• **Given records**

——————————

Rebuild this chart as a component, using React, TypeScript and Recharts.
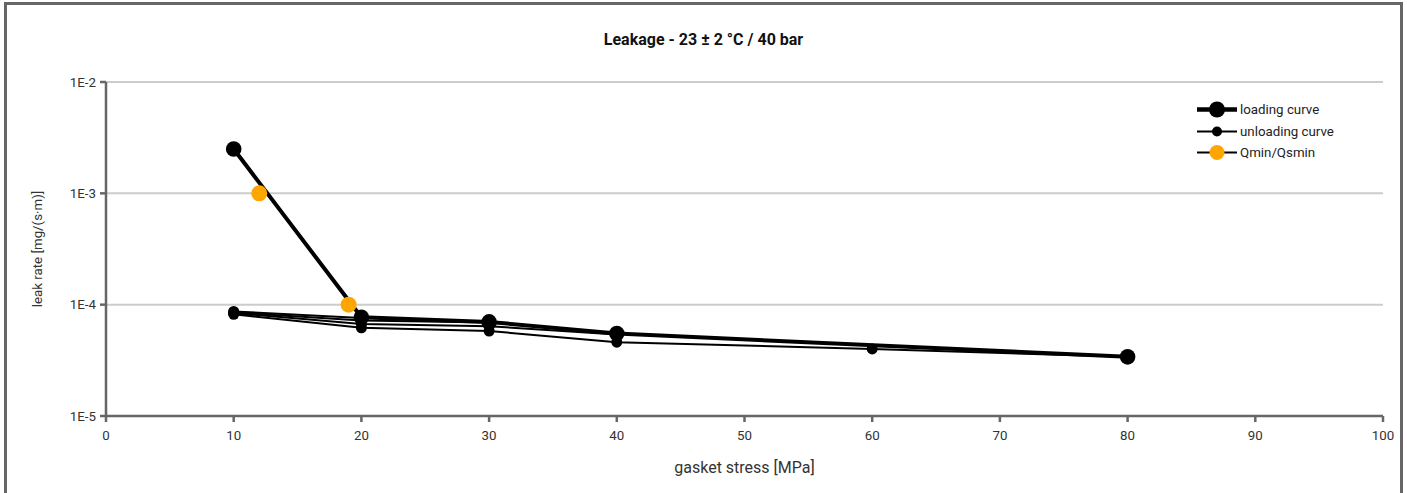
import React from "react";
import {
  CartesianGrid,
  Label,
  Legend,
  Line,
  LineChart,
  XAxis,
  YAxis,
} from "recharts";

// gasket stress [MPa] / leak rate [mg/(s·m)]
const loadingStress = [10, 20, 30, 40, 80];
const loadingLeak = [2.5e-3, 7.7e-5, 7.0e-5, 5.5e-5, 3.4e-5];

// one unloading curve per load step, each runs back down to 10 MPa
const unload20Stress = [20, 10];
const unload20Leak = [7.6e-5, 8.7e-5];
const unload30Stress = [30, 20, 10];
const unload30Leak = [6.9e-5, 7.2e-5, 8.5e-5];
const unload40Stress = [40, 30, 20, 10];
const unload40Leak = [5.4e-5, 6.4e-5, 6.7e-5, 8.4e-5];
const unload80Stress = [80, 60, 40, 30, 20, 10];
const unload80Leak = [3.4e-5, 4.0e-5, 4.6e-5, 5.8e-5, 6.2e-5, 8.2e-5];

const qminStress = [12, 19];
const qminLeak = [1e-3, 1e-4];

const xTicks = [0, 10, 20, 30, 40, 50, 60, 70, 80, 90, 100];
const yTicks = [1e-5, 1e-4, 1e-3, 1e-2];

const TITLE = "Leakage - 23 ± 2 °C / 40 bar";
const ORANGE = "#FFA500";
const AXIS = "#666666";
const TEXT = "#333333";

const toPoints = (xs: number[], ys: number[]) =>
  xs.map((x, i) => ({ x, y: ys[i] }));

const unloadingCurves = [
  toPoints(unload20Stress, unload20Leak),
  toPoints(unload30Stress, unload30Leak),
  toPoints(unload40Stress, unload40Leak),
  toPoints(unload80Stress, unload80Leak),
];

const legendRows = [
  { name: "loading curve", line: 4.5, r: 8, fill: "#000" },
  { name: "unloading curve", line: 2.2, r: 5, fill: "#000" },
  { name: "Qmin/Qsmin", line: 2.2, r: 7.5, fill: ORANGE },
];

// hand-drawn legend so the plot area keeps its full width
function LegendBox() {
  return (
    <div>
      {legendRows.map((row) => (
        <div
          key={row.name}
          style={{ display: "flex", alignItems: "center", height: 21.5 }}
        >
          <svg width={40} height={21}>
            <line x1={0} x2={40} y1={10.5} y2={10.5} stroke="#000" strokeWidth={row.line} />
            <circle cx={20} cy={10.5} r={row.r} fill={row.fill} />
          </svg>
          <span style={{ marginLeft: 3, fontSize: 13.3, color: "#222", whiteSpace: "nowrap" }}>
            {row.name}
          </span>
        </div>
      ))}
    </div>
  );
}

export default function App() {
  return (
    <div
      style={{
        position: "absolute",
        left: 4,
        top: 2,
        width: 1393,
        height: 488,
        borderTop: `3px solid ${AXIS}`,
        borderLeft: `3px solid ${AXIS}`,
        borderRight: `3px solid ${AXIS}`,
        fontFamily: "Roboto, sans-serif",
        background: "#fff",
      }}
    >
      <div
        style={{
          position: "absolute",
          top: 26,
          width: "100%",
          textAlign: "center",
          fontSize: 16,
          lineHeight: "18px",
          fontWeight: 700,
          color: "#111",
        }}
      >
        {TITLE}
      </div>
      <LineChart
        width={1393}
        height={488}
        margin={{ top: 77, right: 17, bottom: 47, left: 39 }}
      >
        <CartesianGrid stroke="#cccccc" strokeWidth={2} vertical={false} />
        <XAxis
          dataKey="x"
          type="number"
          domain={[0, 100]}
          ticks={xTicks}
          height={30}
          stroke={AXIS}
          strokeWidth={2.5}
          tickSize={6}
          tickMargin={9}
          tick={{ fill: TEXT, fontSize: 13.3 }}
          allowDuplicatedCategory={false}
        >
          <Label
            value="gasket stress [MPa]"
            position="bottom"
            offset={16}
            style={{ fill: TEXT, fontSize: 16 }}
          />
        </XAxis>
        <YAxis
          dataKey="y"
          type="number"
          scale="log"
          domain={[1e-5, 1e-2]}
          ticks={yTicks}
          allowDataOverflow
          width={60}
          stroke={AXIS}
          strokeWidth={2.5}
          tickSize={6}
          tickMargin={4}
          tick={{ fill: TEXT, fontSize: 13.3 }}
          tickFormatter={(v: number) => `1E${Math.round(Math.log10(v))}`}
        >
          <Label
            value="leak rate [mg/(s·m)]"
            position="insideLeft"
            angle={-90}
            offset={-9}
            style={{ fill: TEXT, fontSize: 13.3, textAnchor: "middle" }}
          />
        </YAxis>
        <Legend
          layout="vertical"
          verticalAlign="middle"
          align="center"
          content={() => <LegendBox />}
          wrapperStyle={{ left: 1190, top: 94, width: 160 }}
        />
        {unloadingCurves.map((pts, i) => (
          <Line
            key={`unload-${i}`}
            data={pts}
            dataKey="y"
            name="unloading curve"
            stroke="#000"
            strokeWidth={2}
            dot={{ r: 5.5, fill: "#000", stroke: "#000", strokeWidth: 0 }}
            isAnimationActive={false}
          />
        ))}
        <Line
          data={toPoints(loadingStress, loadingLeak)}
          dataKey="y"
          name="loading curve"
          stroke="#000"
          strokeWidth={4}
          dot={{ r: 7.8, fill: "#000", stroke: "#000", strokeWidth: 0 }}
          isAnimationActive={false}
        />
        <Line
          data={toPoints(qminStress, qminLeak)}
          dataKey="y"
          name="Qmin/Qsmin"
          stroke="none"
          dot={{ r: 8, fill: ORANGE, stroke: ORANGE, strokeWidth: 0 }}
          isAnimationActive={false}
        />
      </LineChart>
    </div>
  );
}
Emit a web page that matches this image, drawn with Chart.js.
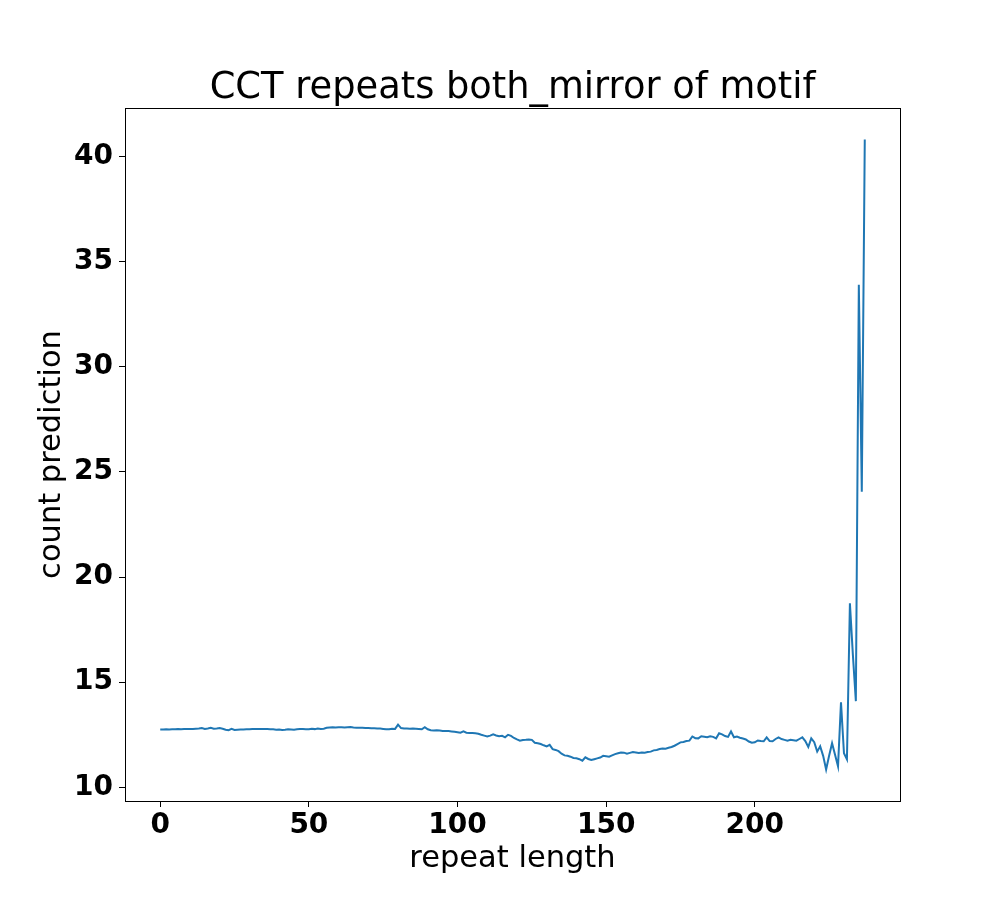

——————————

• **Exercise requirements**
Can you retype every record above exactly, leaving out the pictures?

• **The answer**
Rebuild this chart as a component, using React, TypeScript and Recharts.
import React from "react";
import {
  CartesianGrid,
  Label,
  Legend,
  Line,
  LineChart,
  XAxis,
  YAxis,
} from "recharts";

// gasket stress [MPa] / leak rate [mg/(s·m)]
const loadingStress = [10, 20, 30, 40, 80];
const loadingLeak = [2.5e-3, 7.7e-5, 7.0e-5, 5.5e-5, 3.4e-5];

// one unloading curve per load step, each runs back down to 10 MPa
const unload20Stress = [20, 10];
const unload20Leak = [7.6e-5, 8.7e-5];
const unload30Stress = [30, 20, 10];
const unload30Leak = [6.9e-5, 7.2e-5, 8.5e-5];
const unload40Stress = [40, 30, 20, 10];
const unload40Leak = [5.4e-5, 6.4e-5, 6.7e-5, 8.4e-5];
const unload80Stress = [80, 60, 40, 30, 20, 10];
const unload80Leak = [3.4e-5, 4.0e-5, 4.6e-5, 5.8e-5, 6.2e-5, 8.2e-5];

const qminStress = [12, 19];
const qminLeak = [1e-3, 1e-4];

const xTicks = [0, 10, 20, 30, 40, 50, 60, 70, 80, 90, 100];
const yTicks = [1e-5, 1e-4, 1e-3, 1e-2];

const TITLE = "Leakage - 23 ± 2 °C / 40 bar";
const ORANGE = "#FFA500";
const AXIS = "#666666";
const TEXT = "#333333";

const toPoints = (xs: number[], ys: number[]) =>
  xs.map((x, i) => ({ x, y: ys[i] }));

const unloadingCurves = [
  toPoints(unload20Stress, unload20Leak),
  toPoints(unload30Stress, unload30Leak),
  toPoints(unload40Stress, unload40Leak),
  toPoints(unload80Stress, unload80Leak),
];

const legendRows = [
  { name: "loading curve", line: 4.5, r: 8, fill: "#000" },
  { name: "unloading curve", line: 2.2, r: 5, fill: "#000" },
  { name: "Qmin/Qsmin", line: 2.2, r: 7.5, fill: ORANGE },
];

// hand-drawn legend so the plot area keeps its full width
function LegendBox() {
  return (
    <div>
      {legendRows.map((row) => (
        <div
          key={row.name}
          style={{ display: "flex", alignItems: "center", height: 21.5 }}
        >
          <svg width={40} height={21}>
            <line x1={0} x2={40} y1={10.5} y2={10.5} stroke="#000" strokeWidth={row.line} />
            <circle cx={20} cy={10.5} r={row.r} fill={row.fill} />
          </svg>
          <span style={{ marginLeft: 3, fontSize: 13.3, color: "#222", whiteSpace: "nowrap" }}>
            {row.name}
          </span>
        </div>
      ))}
    </div>
  );
}

export default function App() {
  return (
    <div
      style={{
        position: "absolute",
        left: 4,
        top: 2,
        width: 1393,
        height: 488,
        borderTop: `3px solid ${AXIS}`,
        borderLeft: `3px solid ${AXIS}`,
        borderRight: `3px solid ${AXIS}`,
        fontFamily: "Roboto, sans-serif",
        background: "#fff",
      }}
    >
      <div
        style={{
          position: "absolute",
          top: 26,
          width: "100%",
          textAlign: "center",
          fontSize: 16,
          lineHeight: "18px",
          fontWeight: 700,
          color: "#111",
        }}
      >
        {TITLE}
      </div>
      <LineChart
        width={1393}
        height={488}
        margin={{ top: 77, right: 17, bottom: 47, left: 39 }}
      >
        <CartesianGrid stroke="#cccccc" strokeWidth={2} vertical={false} />
        <XAxis
          dataKey="x"
          type="number"
          domain={[0, 100]}
          ticks={xTicks}
          height={30}
          stroke={AXIS}
          strokeWidth={2.5}
          tickSize={6}
          tickMargin={9}
          tick={{ fill: TEXT, fontSize: 13.3 }}
          allowDuplicatedCategory={false}
        >
          <Label
            value="gasket stress [MPa]"
            position="bottom"
            offset={16}
            style={{ fill: TEXT, fontSize: 16 }}
          />
        </XAxis>
        <YAxis
          dataKey="y"
          type="number"
          scale="log"
          domain={[1e-5, 1e-2]}
          ticks={yTicks}
          allowDataOverflow
          width={60}
          stroke={AXIS}
          strokeWidth={2.5}
          tickSize={6}
          tickMargin={4}
          tick={{ fill: TEXT, fontSize: 13.3 }}
          tickFormatter={(v: number) => `1E${Math.round(Math.log10(v))}`}
        >
          <Label
            value="leak rate [mg/(s·m)]"
            position="insideLeft"
            angle={-90}
            offset={-9}
            style={{ fill: TEXT, fontSize: 13.3, textAnchor: "middle" }}
          />
        </YAxis>
        <Legend
          layout="vertical"
          verticalAlign="middle"
          align="center"
          content={() => <LegendBox />}
          wrapperStyle={{ left: 1190, top: 94, width: 160 }}
        />
        {unloadingCurves.map((pts, i) => (
          <Line
            key={`unload-${i}`}
            data={pts}
            dataKey="y"
            name="unloading curve"
            stroke="#000"
            strokeWidth={2}
            dot={{ r: 5.5, fill: "#000", stroke: "#000", strokeWidth: 0 }}
            isAnimationActive={false}
          />
        ))}
        <Line
          data={toPoints(loadingStress, loadingLeak)}
          dataKey="y"
          name="loading curve"
          stroke="#000"
          strokeWidth={4}
          dot={{ r: 7.8, fill: "#000", stroke: "#000", strokeWidth: 0 }}
          isAnimationActive={false}
        />
        <Line
          data={toPoints(qminStress, qminLeak)}
          dataKey="y"
          name="Qmin/Qsmin"
          stroke="none"
          dot={{ r: 8, fill: ORANGE, stroke: ORANGE, strokeWidth: 0 }}
          isAnimationActive={false}
        />
      </LineChart>
    </div>
  );
}
Emit a web page that matches this image, drawn with Chart.js.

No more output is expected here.